▶ _Raw data_:
** START **

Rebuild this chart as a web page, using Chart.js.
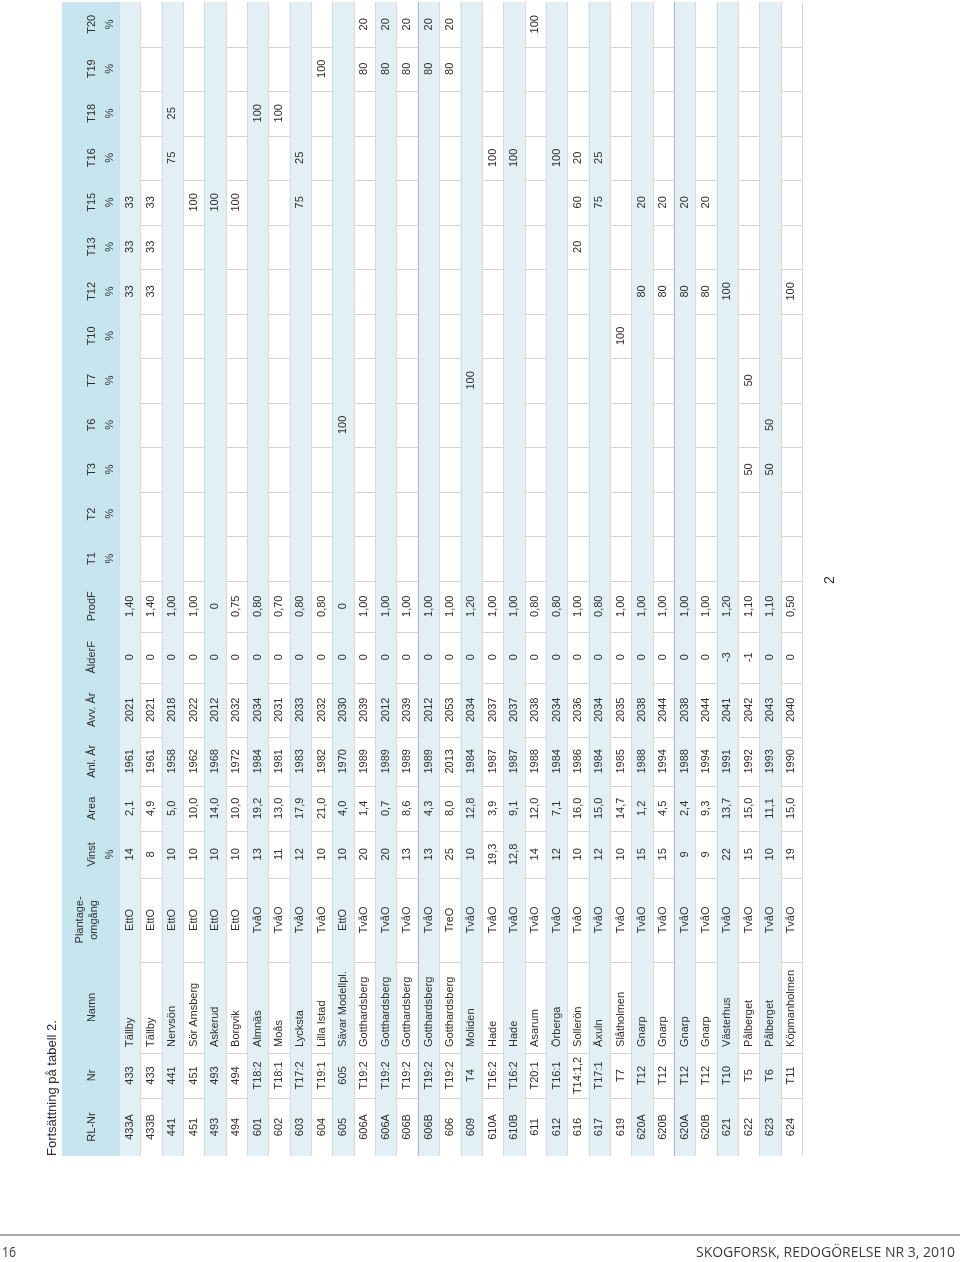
<!DOCTYPE html>
<html>
<head>
<meta charset="utf-8">
<script src="https://cdn.jsdelivr.net/npm/chart.js@4/dist/chart.umd.min.js"></script>
<style>
  html, body { margin: 0; padding: 0; background: #fff; }
  canvas { display: block; }
</style>
</head>
<body>
<canvas id="tabell-2" width="960" height="1262"></canvas>
<script>
// Fortsättning på tabell 2 (tabellen står på högkant)
const _ = null;

const rlNr = ['433A','433B','441','451','493','494','601','602','603','604','605','606A','606A','606B','606B','606',
  '609','610A','610B','611','612','616','617','619','620A','620B','620A','620B','621','622','623','624'];
const nr = ['433','433','441','451','493','494','T18:2','T18:1','T17:2','T19:1','605','T19:2','T19:2','T19:2','T19:2','T19:2',
  'T4','T16:2','T16:2','T20:1','T16:1','T14:1,2','T17:1','T7','T12','T12','T12','T12','T10','T5','T6','T11'];
const namn = ['Tällby','Tällby','Nervsön','Sör Amsberg','Askerud','Borgvik','Almnäs','Moås','Lycksta','Lilla Istad',
  'Sävar Modellpl.','Gotthardsberg','Gotthardsberg','Gotthardsberg','Gotthardsberg','Gotthardsberg',
  'Moliden','Hade','Hade','Asarum','Örberga','Sollerön','Äxuln','Slåtholmen','Gnarp','Gnarp','Gnarp','Gnarp',
  'Västerhus','Pålberget','Pålberget','Köpmanholmen'];
const omgang = ['EttO','EttO','EttO','EttO','EttO','EttO','TvåO','TvåO','TvåO','TvåO','EttO','TvåO','TvåO','TvåO','TvåO','TreO',
  'TvåO','TvåO','TvåO','TvåO','TvåO','TvåO','TvåO','TvåO','TvåO','TvåO','TvåO','TvåO','TvåO','TvåO','TvåO','TvåO'];
const vinst = [14,8,10,10,10,10,13,11,12,10,10,20,20,13,13,25,10,19.3,12.8,14,12,10,12,10,15,15,9,9,22,15,10,19];
const area = [2.1,4.9,5.0,10.0,14.0,10.0,19.2,13.0,17.9,21.0,4.0,1.4,0.7,8.6,4.3,8.0,
  12.8,3.9,9.1,12.0,7.1,16.0,15.0,14.7,1.2,4.5,2.4,9.3,13.7,15.0,11.1,15.0];
const anlAr = [1961,1961,1958,1962,1968,1972,1984,1981,1983,1982,1970,1989,1989,1989,1989,2013,
  1984,1987,1987,1988,1984,1986,1984,1985,1988,1994,1988,1994,1991,1992,1993,1990];
const avvAr = [2021,2021,2018,2022,2012,2032,2034,2031,2033,2032,2030,2039,2012,2039,2012,2053,
  2034,2037,2037,2038,2034,2036,2034,2035,2038,2044,2038,2044,2041,2042,2043,2040];
const alderF = [0,0,0,0,0,0,0,0,0,0,0,0,0,0,0,0,0,0,0,0,0,0,0,0,0,0,0,0,-3,-1,0,0];
const prodF = [1.40,1.40,1.00,1.00,0,0.75,0.80,0.70,0.80,0.80,0,1.00,1.00,1.00,1.00,1.00,
  1.20,1.00,1.00,0.80,0.80,1.00,0.80,1.00,1.00,1.00,1.00,1.00,1.20,1.10,1.10,0.50];

// andel per tillväxtområde, %
const t1  = [_,_,_,_,_,_,_,_,_,_,_,_,_,_,_,_,_,_,_,_,_,_,_,_,_,_,_,_,_,_,_,_];
const t2  = [_,_,_,_,_,_,_,_,_,_,_,_,_,_,_,_,_,_,_,_,_,_,_,_,_,_,_,_,_,_,_,_];
const t3  = [_,_,_,_,_,_,_,_,_,_,_,_,_,_,_,_,_,_,_,_,_,_,_,_,_,_,_,_,_,50,50,_];
const t6  = [_,_,_,_,_,_,_,_,_,_,100,_,_,_,_,_,_,_,_,_,_,_,_,_,_,_,_,_,_,_,50,_];
const t7  = [_,_,_,_,_,_,_,_,_,_,_,_,_,_,_,_,100,_,_,_,_,_,_,_,_,_,_,_,_,50,_,_];
const t10 = [_,_,_,_,_,_,_,_,_,_,_,_,_,_,_,_,_,_,_,_,_,_,_,100,_,_,_,_,_,_,_,_];
const t12 = [33,33,_,_,_,_,_,_,_,_,_,_,_,_,_,_,_,_,_,_,_,_,_,_,80,80,80,80,100,_,_,100];
const t13 = [33,33,_,_,_,_,_,_,_,_,_,_,_,_,_,_,_,_,_,_,_,20,_,_,_,_,_,_,_,_,_,_];
const t15 = [33,33,_,100,100,100,_,_,75,_,_,_,_,_,_,_,_,_,_,_,_,60,75,_,20,20,20,20,_,_,_,_];
const t16 = [_,_,75,_,_,_,_,_,25,_,_,_,_,_,_,_,_,100,100,_,100,20,25,_,_,_,_,_,_,_,_,_];
const t18 = [_,_,25,_,_,_,100,100,_,_,_,_,_,_,_,_,_,_,_,_,_,_,_,_,_,_,_,_,_,_,_,_];
const t19 = [_,_,_,_,_,_,_,_,_,100,_,80,80,80,80,80,_,_,_,_,_,_,_,_,_,_,_,_,_,_,_,_];
const t20 = [_,_,_,_,_,_,_,_,_,_,_,20,20,20,20,20,_,_,_,100,_,_,_,_,_,_,_,_,_,_,_,_];

const tKeys = ['T1','T2','T3','T6','T7','T10','T12','T13','T15','T16','T18','T19','T20'];
const tValues = [t1, t2, t3, t6, t7, t10, t12, t13, t15, t16, t18, t19, t20];

// kolumner: rubrik + text per rad
const sv = (v, d) => v.toFixed(d).replace('.', ',');
const columns = [
  { head: ['RL-Nr'], w: 58, text: i => rlNr[i] },
  { head: ['Nr'], w: 45, text: i => nr[i] },
  { head: ['Namn'], w: 91, text: i => namn[i], left: true },
  { head: ['Plantage-', 'omgång'], w: 84, text: i => omgang[i], tight: true },
  { head: ['Vinst', '%'], w: 47, text: i => Number.isInteger(vinst[i]) ? String(vinst[i]) : sv(vinst[i], 1) },
  { head: ['Area'], w: 45, text: i => sv(area[i], 1) },
  { head: ['Anl. År'], w: 49, text: i => String(anlAr[i]) },
  { head: ['Avv. År'], w: 54, text: i => String(avvAr[i]) },
  { head: ['ÅlderF'], w: 51, text: i => String(alderF[i]) },
  { head: ['ProdF'], w: 51, text: i => prodF[i] === 0 ? '0' : sv(prodF[i], 2) },
];
tKeys.forEach((k, n) => {
  columns.push({ head: [k, '%'], w: 44.5, text: i => tValues[n][i] === null ? '' : String(tValues[n][i]) });
});
let acc = 0;
columns.forEach(c => { c.start = acc; acc += c.w; c.end = acc; });
const tableLen = acc;

const headColor = '#c6e5ee';
const stripeColor = '#e2f0f5';
const textColor = '#2e2e2e';
const FONT = '"Liberation Sans", Arial, sans-serif';

function rotText(ctx, txt, x, y, align) {
  ctx.save();
  ctx.translate(x, y);
  ctx.rotate(-Math.PI / 2);
  ctx.textAlign = align || 'center';
  ctx.textBaseline = 'middle';
  ctx.fillText(txt, 0, 0);
  ctx.restore();
}

const tablePlugin = {
  id: 'tabell',
  beforeDatasetsDraw(chart) {
    const ctx = chart.ctx, a = chart.chartArea;
    ctx.save();
    ctx.fillStyle = headColor;
    ctx.fillRect(a.left - 57, a.top, 57, a.bottom - a.top);
    ctx.restore();
  },
  afterDatasetsDraw(chart) {
    const ctx = chart.ctx, a = chart.chartArea;
    const xs = chart.scales.x, ys = chart.scales.y;
    const rowW = xs.getPixelForValue(1) - xs.getPixelForValue(0);
    ctx.save();
    // kolumnlinjer i de vita raderna
    ctx.strokeStyle = '#cfd3d5';
    ctx.lineWidth = 1;
    for (let i = 1; i < rlNr.length; i += 2) {
      const x0 = xs.getPixelForValue(i) - rowW / 2, x1 = x0 + rowW;
      columns.forEach((c, n) => {
        if (n === 0) return;
        const y = Math.round(ys.getPixelForValue(c.start)) + 0.5;
        ctx.beginPath(); ctx.moveTo(x0, y); ctx.lineTo(x1, y); ctx.stroke();
      });
    }
    // radlinjer
    for (let i = 0; i <= rlNr.length; i++) {
      const x = Math.round(xs.getPixelForValue(i) - rowW / 2) + 0.5;
      ctx.strokeStyle = (i === 14 || i === 26) ? '#b3b9bc' : '#d6dadc';
      ctx.beginPath(); ctx.moveTo(x, a.top); ctx.lineTo(x, a.bottom); ctx.stroke();
    }
    // rubriker
    ctx.fillStyle = textColor;
    ctx.font = '11px ' + FONT;
    columns.forEach(c => {
      const y = ys.getPixelForValue((c.start + c.end) / 2);
      if (c.head.length === 1) {
        rotText(ctx, c.head[0], a.left - 27, y);
      } else if (c.tight) {
        rotText(ctx, c.head[0], a.left - 39, y);
        rotText(ctx, c.head[1], a.left - 25, y);
      } else {
        rotText(ctx, c.head[0], a.left - 27, y);
        rotText(ctx, c.head[1], a.left - 9, y);
      }
    });
    // celler
    rlNr.forEach((r, i) => {
      const x = xs.getPixelForValue(i);
      columns.forEach(c => {
        const t = c.text(i);
        if (!t) return;
        if (c.left) rotText(ctx, t, x, ys.getPixelForValue(c.start + 6), 'left');
        else rotText(ctx, t, x, ys.getPixelForValue((c.start + c.end) / 2));
      });
    });
    // tabellrubrik
    ctx.font = '13px ' + FONT;
    rotText(ctx, 'Fortsättning på tabell 2.', a.left - 67, a.bottom, 'left');
    // sidnummer i tabellsidan
    ctx.font = '14px ' + FONT;
    rotText(ctx, '2', 830, 580);
    ctx.restore();
  },
  afterDraw(chart) {
    const ctx = chart.ctx;
    ctx.save();
    ctx.strokeStyle = '#8f8f8f';
    ctx.lineWidth = 1.5;
    ctx.beginPath(); ctx.moveTo(0, 1235); ctx.lineTo(960, 1235); ctx.stroke();
    ctx.fillStyle = '#3a3a3a';
    ctx.font = '14px "Open Sans", sans-serif';
    ctx.textBaseline = 'middle';
    ctx.textAlign = 'left';
    ctx.fillText('16', 2, 1253, 14);
    ctx.textAlign = 'right';
    ctx.fillText('SKOGFORSK, REDOGÖRELSE NR 3, 2010', 955, 1253, 260);
    ctx.restore();
  }
};

// randiga rader som flytande staplar
const stripes = rlNr.map((r, i) => (i % 2 === 0 ? [0, tableLen] : null));

const config = {
  type: 'bar',
  data: {
    labels: rlNr,
    datasets: [{
      data: stripes,
      backgroundColor: stripeColor,
      borderWidth: 0,
      barPercentage: 1,
      categoryPercentage: 1
    }]
  },
  options: {
    responsive: false,
    animation: false,
    layout: { padding: { left: 119, right: 158, top: 2, bottom: 106 } },
    plugins: { legend: { display: false }, tooltip: { enabled: false } },
    scales: {
      x: { type: 'category', display: false, offset: true },
      y: { type: 'linear', display: false, min: 0, max: tableLen }
    }
  },
  plugins: [tablePlugin]
};

const myChart = new Chart(document.getElementById('tabell-2'), config);
</script>
</body>
</html>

** END **

▶ _What is expected_: Pictures excluded, repeat exactly the lines from the top of the material through the line with "const _ = null;", including both of those lines.

▶ _Result_:
Rebuild this chart as a web page, using Chart.js.
<!DOCTYPE html>
<html>
<head>
<meta charset="utf-8">
<script src="https://cdn.jsdelivr.net/npm/chart.js@4/dist/chart.umd.min.js"></script>
<style>
  html, body { margin: 0; padding: 0; background: #fff; }
  canvas { display: block; }
</style>
</head>
<body>
<canvas id="tabell-2" width="960" height="1262"></canvas>
<script>
// Fortsättning på tabell 2 (tabellen står på högkant)
const _ = null;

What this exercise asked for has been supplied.